Most SaaS providers claim to provide encryption, but typically only the transmission is encrypted using SSL. Although this standard technology provides a good protection of transmission data, the usage data that is stored in the cloud platform does not get so much attention.
A variety of companies have specialized to provide encryption services for SaaS providers. One of them was Navajo Systems, a company that was acquired by Salesforce.com in August 2011.
Navajo developed Virtual Private SaaS (VPS) technology, which was available as a cloud service or appliance. The data was encrypted by VPS before it was sent to the application. For the user, this was completely transparent. The control of critical data was given to the customer, and the encrypted data in the cloud was unreadable for the cloud provider and anybody else.
This way has been good to avoid conflicting interests by having a separate encryption service provider. The capabilities of Navajo Systems will be integrated into a new feature called Data Residency Option (DRO). This will give Salesforce customers the possibility to decide whether sensitive data should be stored in the cloud or on-premises. Other CRM providers such as SugarCRM or Microsoft provide a similar feature.

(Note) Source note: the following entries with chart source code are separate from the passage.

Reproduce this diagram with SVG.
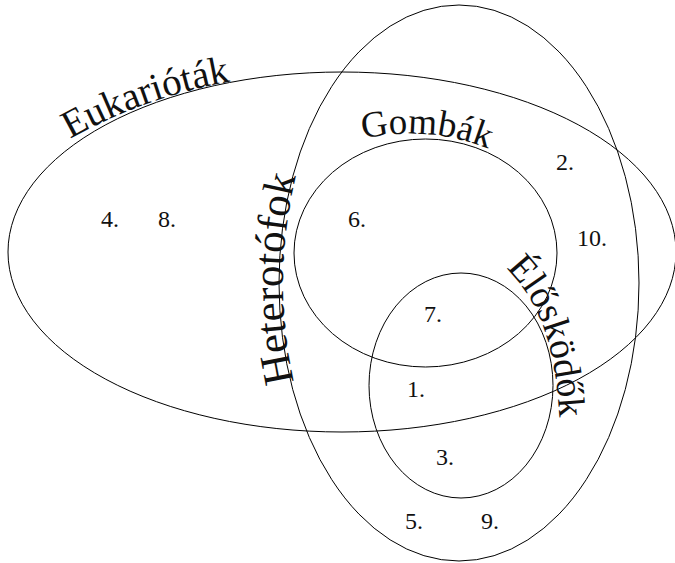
<svg xmlns="http://www.w3.org/2000/svg" width="675" height="563" viewBox="0 0 675 563">
<style>
.set{fill:none;stroke:#000;stroke-width:1}
text{font-family:'Liberation Serif','Times New Roman',serif;fill:#111}
.num{font-size:24px}
</style>
<defs>
<path id="pEuk" d="M 70,139 Q 152,93 246,79"/>
<path id="pHet" d="M 294,382 Q 271,280 296,176"/>
<path id="pGom" d="M 363,139 Q 430,124 494,151"/>
<path id="pElo" d="M 506,268 C 535,298 556,335 560,428"/>
</defs>
<rect width="675" height="563" fill="#fff"/>
<g id="eukariotak">
<ellipse class="set" cx="342" cy="252" rx="334" ry="180"/>
<text font-family="Liberation Serif, serif" font-size="39"><textPath href="#pEuk">Eukarióták</textPath></text>
</g>
<g id="heterotrofok">
<ellipse class="set" cx="459" cy="283" rx="180" ry="278"/>
<text font-family="Liberation Serif, serif" font-size="43"><textPath href="#pHet">Heterotófok</textPath></text>
</g>
<g id="gombak">
<ellipse class="set" cx="425.5" cy="253" rx="131.5" ry="114"/>
<text font-family="Liberation Serif, serif" font-size="37"><textPath href="#pGom">Gombák</textPath></text>
</g>
<g id="eloskodok">
<ellipse class="set" cx="461" cy="385.5" rx="92" ry="112.5"/>
<text font-family="Liberation Serif, serif" font-size="38"><textPath href="#pElo">Élősködők</textPath></text>
</g>
<g id="items" font-family="Liberation Serif, serif">
<text class="num" x="101" y="227">4.</text>
<text class="num" x="158" y="227">8.</text>
<text class="num" x="348" y="227">6.</text>
<text class="num" x="556" y="170">2.</text>
<text class="num" x="577" y="246">10.</text>
<text class="num" x="424" y="322">7.</text>
<text class="num" x="407" y="397">1.</text>
<text class="num" x="436" y="465">3.</text>
<text class="num" x="405" y="529">5.</text>
<text class="num" x="481" y="529">9.</text>
</g>
</svg>
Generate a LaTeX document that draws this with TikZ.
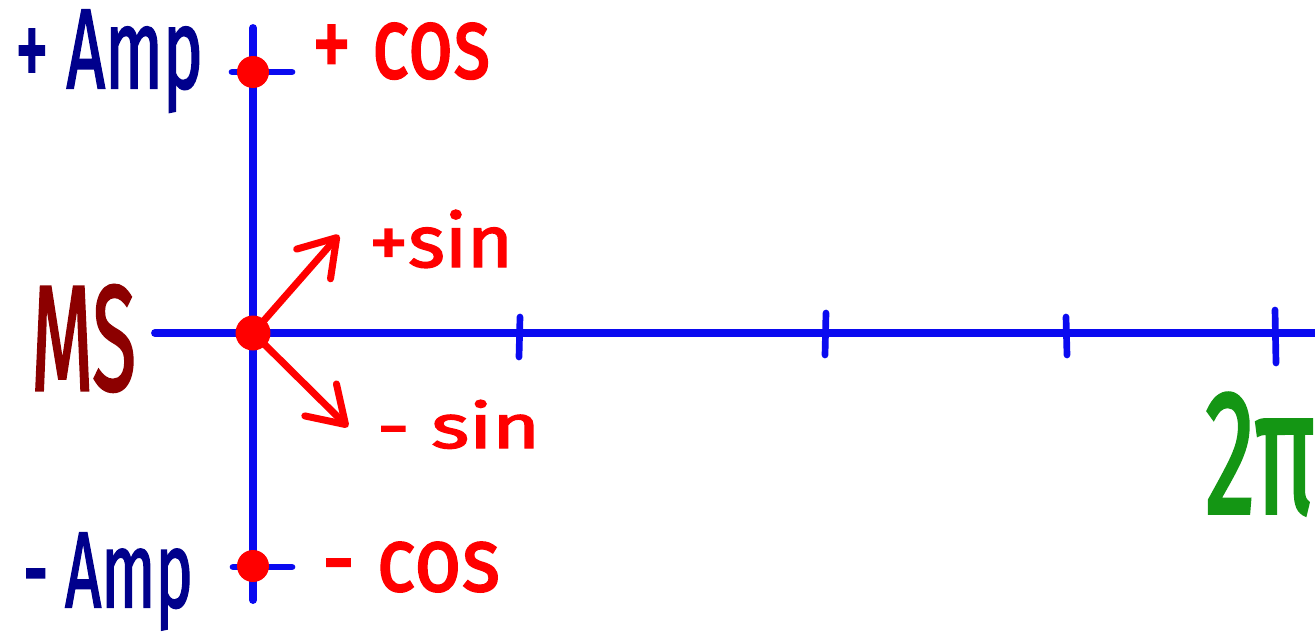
\documentclass[tikz,border=0pt]{standalone}
\usepackage{fontspec}
\setmainfont{Fira Sans}
\newfontfamily\handfont{Fira Sans}[FakeBold=2]
\usepackage{graphicx}
\usetikzlibrary{arrows.meta}
\definecolor{axblue}{RGB}{10,10,240}
\definecolor{navyink}{RGB}{0,0,140}
\definecolor{redink}{RGB}{255,0,0}
\definecolor{dredink}{RGB}{140,0,0}
\definecolor{greenink}{RGB}{20,150,20}
\tikzset{
  axis line/.style={draw=axblue, line width=4.5pt, line cap=round},
  tickmark/.style={draw=axblue, line width=3.8pt, line cap=round},
  reddot/.style={circle, fill=redink, inner sep=0pt, minimum size=0.64cm},
  lab/.style={inner sep=0pt, outer sep=0pt, anchor=base west, font=\handfont},
  redarrow/.style={draw=redink, line width=4pt, line cap=round, line join=round,
    -{Straight Barb[length=0.7cm, width=0.9cm, line cap=round, line join=round]}}
}
\begin{document}
\begin{tikzpicture}[x=0.02cm, y=-0.02cm]
\useasboundingbox (0,0) rectangle (1315,636);
\clip (0,0) rectangle (1315,636);
% axes
\coordinate (vtop) at (253,28);
\coordinate (vbot) at (253,600);
\coordinate (hl) at (155,333);
\coordinate (hr) at (1330,333);
\draw[axis line] (vtop) -- (vbot);
\draw[axis line] (hl) -- (hr);
% ticks on horizontal axis
\coordinate (t1a) at (520,317); \coordinate (t1b) at (519,357);
\coordinate (t2a) at (826,313); \coordinate (t2b) at (825,355);
\coordinate (t3a) at (1066,317); \coordinate (t3b) at (1067,355);
\coordinate (t4a) at (1275,310); \coordinate (t4b) at (1276,363);
\draw[tickmark] (t1a) -- (t1b);
\draw[tickmark] (t2a) -- (t2b);
\draw[tickmark] (t3a) -- (t3b);
\draw[tickmark] (t4a) -- (t4b);
% ticks on vertical axis
\coordinate (ua) at (232,72); \coordinate (ub) at (292,72);
\coordinate (la) at (233,567); \coordinate (lb) at (292,567);
\draw[tickmark] (ua) -- (ub);
\draw[tickmark] (la) -- (lb);
% dots
\node[reddot] (T) at (253,72) {};
\node[reddot] (B) at (253,566) {};
\node[reddot, minimum size=0.7cm] (O) at (253,333) {};
% arrows
\coordinate (ps) at (339,235);
\coordinate (ms) at (348,427);
\draw[redarrow] (O.center) -- (ps);
\draw[redarrow] (O.center) -- (ms);
% labels
\node[lab, text=navyink] (pamp) at (15,88) {\resizebox{3.76cm}{1.56cm}{+ Amp}};
\node[lab, text=navyink] (mamp) at (23,607) {\resizebox{3.4cm}{1.48cm}{- Amp}};
\node[lab, text=redink] (pcos) at (312,78) {\resizebox{3.56cm}{1.1cm}{+ cos}};
\node[lab, text=redink] (mcos) at (322,591) {\resizebox{3.56cm}{0.98cm}{- cos}};
\node[lab, text=redink] (psin) at (369,267) {\resizebox{2.88cm}{1.14cm}{+sin}};
\node[lab, text=redink] (msin) at (377,448) {\resizebox{3.26cm}{0.96cm}{- sin}};
\node[lab, text=dredink] (mslab) at (31,390) {\resizebox{2.1cm}{2.1cm}{MS}};
\node[lab, text=greenink] (twopi) at (1205,513) {\resizebox{2.2cm}{2.4cm}{2π}};
\end{tikzpicture}
\end{document}
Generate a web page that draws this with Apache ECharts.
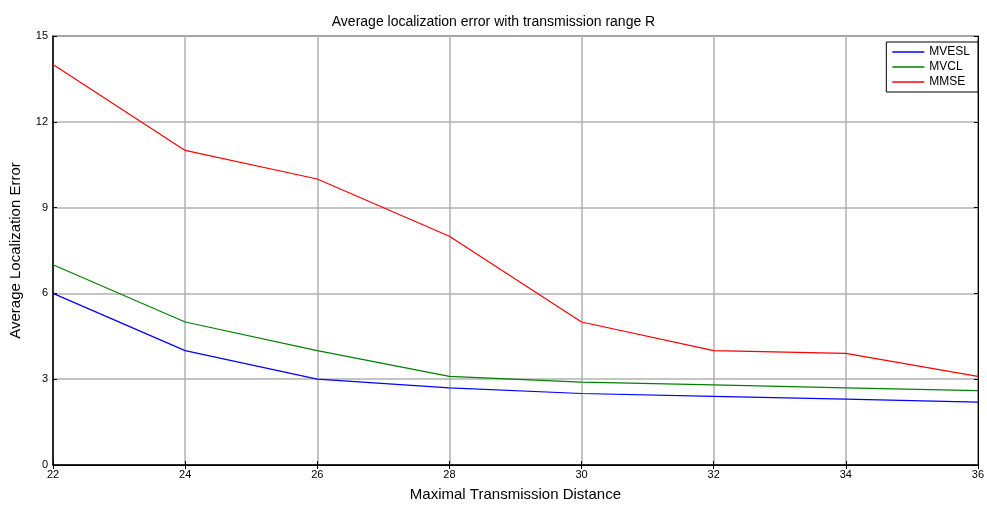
<!DOCTYPE html>
<html>
<head>
<meta charset="utf-8">
<script src="https://cdn.jsdelivr.net/npm/echarts@6/dist/echarts.min.js"></script>
<style>html,body{margin:0;padding:0;background:#fff;}#c{width:987px;height:507px;}</style>
</head>
<body>
<div id="c"></div>
<script>
const distances = [22, 24, 26, 28, 30, 32, 34, 36];
const mvesl = [6, 4, 3, 2.7, 2.5, 2.4, 2.3, 2.2];
const mvcl = [7, 5, 4, 3.1, 2.9, 2.8, 2.7, 2.6];
const mmse = [14, 11, 10, 8, 5, 4, 3.9, 3.1];
const seriesNames = ['MVESL', 'MVCL', 'MMSE'];
const seriesColors = ['#0000ff', '#008000', '#ff0000'];
const titleText = 'Average localization error with transmission range R';
const xName = 'Maximal Transmission Distance';
const yName = 'Average Localization Error';

const font = 'Liberation Sans, Arial, sans-serif';
const pairs = v => distances.map((d, i) => [d, v[i]]);
const chart = echarts.init(document.getElementById('c'));
const tickStyle = { show: true, inside: true, length: 4, lineStyle: { color: '#000', width: 1 } };
chart.setOption({
  animation: false,
  backgroundColor: '#fff',
  title: { text: titleText, left: 'center', top: 10, textStyle: { fontFamily: font, fontSize: 14, fontWeight: 'normal', color: '#000' } },
  grid: { left: 50, right: 5, top: 36, bottom: 37, show: true, borderColor: '#000', borderWidth: 1 },
  legend: {
    data: seriesNames, orient: 'vertical', right: 9, top: 42,
    backgroundColor: '#fff', borderColor: '#000', borderWidth: 1, borderRadius: 0,
    padding: [3, 8, 3, 6], itemGap: 1, itemWidth: 32, itemHeight: 1.5, icon: 'rect',
    textStyle: { fontFamily: font, fontSize: 12, color: '#000', lineHeight: 14 }
  },
  xAxis: [{
    type: 'value', min: 22, max: 36, interval: 2,
    name: xName, nameLocation: 'middle', nameGap: 22,
    nameTextStyle: { fontFamily: font, fontSize: 15, color: '#000' },
    axisLine: { show: true, lineStyle: { color: '#000', width: 1.5 } },
    axisTick: tickStyle,
    axisLabel: { fontFamily: font, fontSize: 11, color: '#000', margin: 4 },
    splitLine: { show: true, lineStyle: { color: '#b0b0b0', width: 1.5 } }
  }, {
    type: 'value', min: 22, max: 36, interval: 2, position: 'top',
    axisLine: { show: true, lineStyle: { color: '#000' } }, axisTick: tickStyle,
    axisLabel: { show: false }, splitLine: { show: false }
  }],
  yAxis: [{
    type: 'value', min: 0, max: 15, interval: 3,
    name: yName, nameLocation: 'middle', nameGap: 30,
    nameTextStyle: { fontFamily: font, fontSize: 15, color: '#000' },
    axisLine: { show: true, lineStyle: { color: '#000', width: 1.5 } },
    axisTick: tickStyle,
    axisLabel: { fontFamily: font, fontSize: 11, color: '#000', margin: 5 },
    splitLine: { show: true, lineStyle: { color: '#b0b0b0', width: 1.5 } }
  }, {
    type: 'value', min: 0, max: 15, interval: 3, position: 'right',
    axisLine: { show: true, lineStyle: { color: '#000' } }, axisTick: tickStyle,
    axisLabel: { show: false }, splitLine: { show: false }
  }],
  series: [
    { name: seriesNames[0], type: 'line', data: pairs(mvesl), symbol: 'none', color: seriesColors[0], lineStyle: { width: 1.2 } },
    { name: seriesNames[1], type: 'line', data: pairs(mvcl), symbol: 'none', color: seriesColors[1], lineStyle: { width: 1.2 } },
    { name: seriesNames[2], type: 'line', data: pairs(mmse), symbol: 'none', color: seriesColors[2], lineStyle: { width: 1.2 } }
  ]
});
</script>
</body>
</html>
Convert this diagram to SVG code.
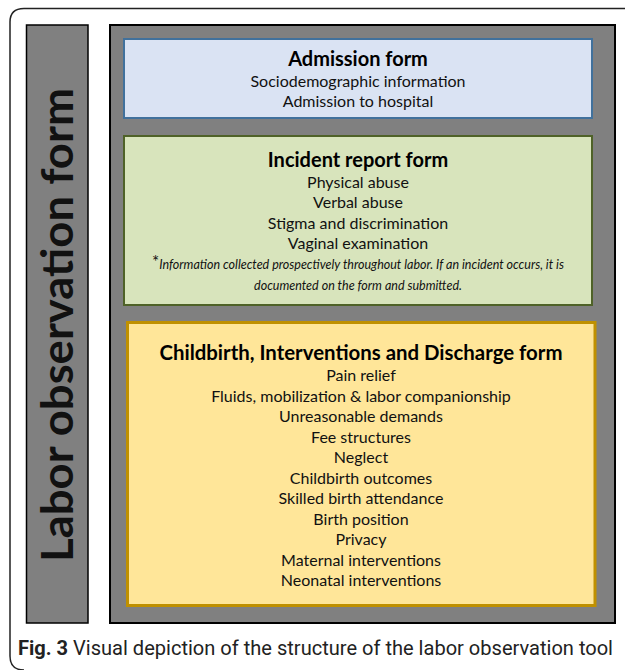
<svg xmlns="http://www.w3.org/2000/svg" width="625" height="670" viewBox="0 0 625 670">
<style>
.t{font-family:Lato,"Noto Sans","Liberation Sans",sans-serif;text-anchor:middle;fill:#111}
.h{font-weight:bold;font-size:20px;fill:#000}
.i{font-size:16px}
.n{font-size:12.5px;font-style:italic}
.cap{font-family:Roboto,"Liberation Sans",sans-serif;font-size:20px;fill:#222}
</style>
<rect width="625" height="670" fill="#fff"/>
<path d="M625 8.5H24Q10 8.5 10 22V656Q10 670 24 670" fill="none" stroke="#222" stroke-width="1.5"/>
<g id="labor-observation-form">
<rect x="26.5" y="25" width="61.5" height="598" fill="#808080" stroke="#000" stroke-width="1.5"/>
<text class="t" transform="translate(73 325) rotate(-90)" style="font-weight:bold;font-size:44px" textLength="474" lengthAdjust="spacingAndGlyphs" fill="#000">Labor observation form</text>
</g>
<g id="container">
<rect x="110" y="25" width="505" height="598" fill="#808080" stroke="#000" stroke-width="2"/>
</g>
<g id="admission-form">
<rect x="124" y="39" width="468" height="79" fill="#dae3f3" stroke="#41719c" stroke-width="2"/>
<text class="t h" x="358" y="66">Admission form</text>
<text class="t i" x="358" y="87">Sociodemographic information</text>
<text class="t i" x="358" y="107">Admission to hospital</text>
</g>
<g id="incident-report-form">
<rect x="124" y="136" width="468" height="169" fill="#d8e4bc" stroke="#4f6228" stroke-width="2"/>
<text class="t h" x="358" y="167">Incident report form</text>
<text class="t i" x="358" y="188">Physical abuse</text>
<text class="t i" x="358" y="208">Verbal abuse</text>
<text class="t i" x="358" y="229">Stigma and discrimination</text>
<text class="t i" x="358" y="249">Vaginal examination</text>
<text class="t n" x="358" y="269"><tspan style="font-size:17px;font-style:normal" dy="-1">*</tspan><tspan dy="1">Information collected prospectively throughout labor. If an incident occurs, it is</tspan></text>
<text class="t n" x="358" y="290">documented on the form and submitted.</text>
</g>
<g id="childbirth-form">
<rect x="127.5" y="322.5" width="467.5" height="283" fill="#ffe699" stroke="#bf9000" stroke-width="3"/>
<text class="t h" x="361" y="360" style="font-size:20.4px">Childbirth, Interventions and Discharge form</text>
<text class="t i" x="361" y="381">Pain relief</text>
<text class="t i" x="361" y="402">Fluids, mobilization &amp; labor companionship</text>
<text class="t i" x="361" y="422">Unreasonable demands</text>
<text class="t i" x="361" y="443">Fee structures</text>
<text class="t i" x="361" y="463">Neglect</text>
<text class="t i" x="361" y="484">Childbirth outcomes</text>
<text class="t i" x="361" y="504">Skilled birth attendance</text>
<text class="t i" x="361" y="525">Birth position</text>
<text class="t i" x="361" y="545">Privacy</text>
<text class="t i" x="361" y="566">Maternal interventions</text>
<text class="t i" x="361" y="586">Neonatal interventions</text>
</g>
<g id="connectors"></g>
<text class="cap" x="18" y="655" textLength="595" lengthAdjust="spacingAndGlyphs"><tspan font-weight="bold">Fig. 3</tspan> Visual depiction of the structure of the labor observation tool</text>
</svg>
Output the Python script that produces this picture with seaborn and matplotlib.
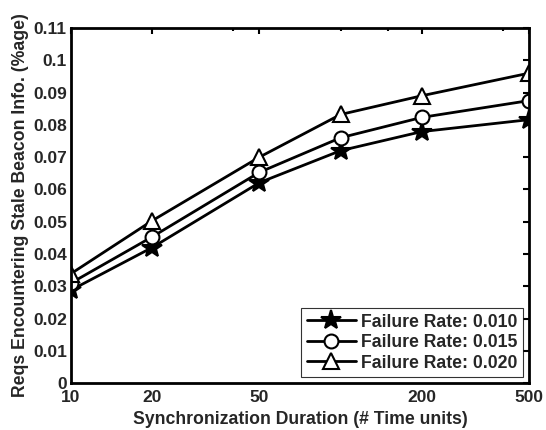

The move from data encryption to data residency has also been made by PerspecSys, a cloud platform provider for data privacy, residency, and security. As stated in its blog, encryption of the data is not a viable option. Their two main reasons for keeping sensitive data on-premises instead of encrypting data in the cloud are:
- Regulatory requirements: Depending on the home country of a customer, legal regulations might apply. Several countries are not allowed to transfer data to foreign sites, where their law does not apply, independent of whether the data is encrypted or not.
- Moore’s law: With the growth of transistors placed on an integrated circuit, the performance of devices constantly increases. Encryption algorithms that are considered safe today, will likely easily be decrypted by tomorrow’s home devices.
At this point, I wondered, is the answer to the question in the title really just: Yes, encryption can be done by using an encryption service, which keeps the encryption keys on-premises. This way minimizes the value of your cloud solution, because encrypted data cannot be used in search or analytics functions. The other possibility is to store sensitive data on-premises, with a similar impact on search and analytics.
Then, I discovered a technology called homomorphic encryption that is appearing on the horizon: The idea is quite simple: An homomorphic cryptosystem can perform a mathematical operation on the ciphertext (encrypted information), and then decrypting the result produces the same answer as performing the same operation on the plaintext (unencrypted data). Mathematicians have debated on this topic for more than 30 years. Craig Gentry, an IBM researcher, was the first to invent a scheme that provides full homomorphic encryption. The bad news is that the time needed to compute results is not practical at the moment, although the function grows linear and runs in polynomial time. It will take approximately five to ten years to make it widely useable.
Until then, customers rely on their cloud service provider and third-party services.
Fortunately these providers and services do a very good job, because there has been no big data theft from a public SaaS provider so far.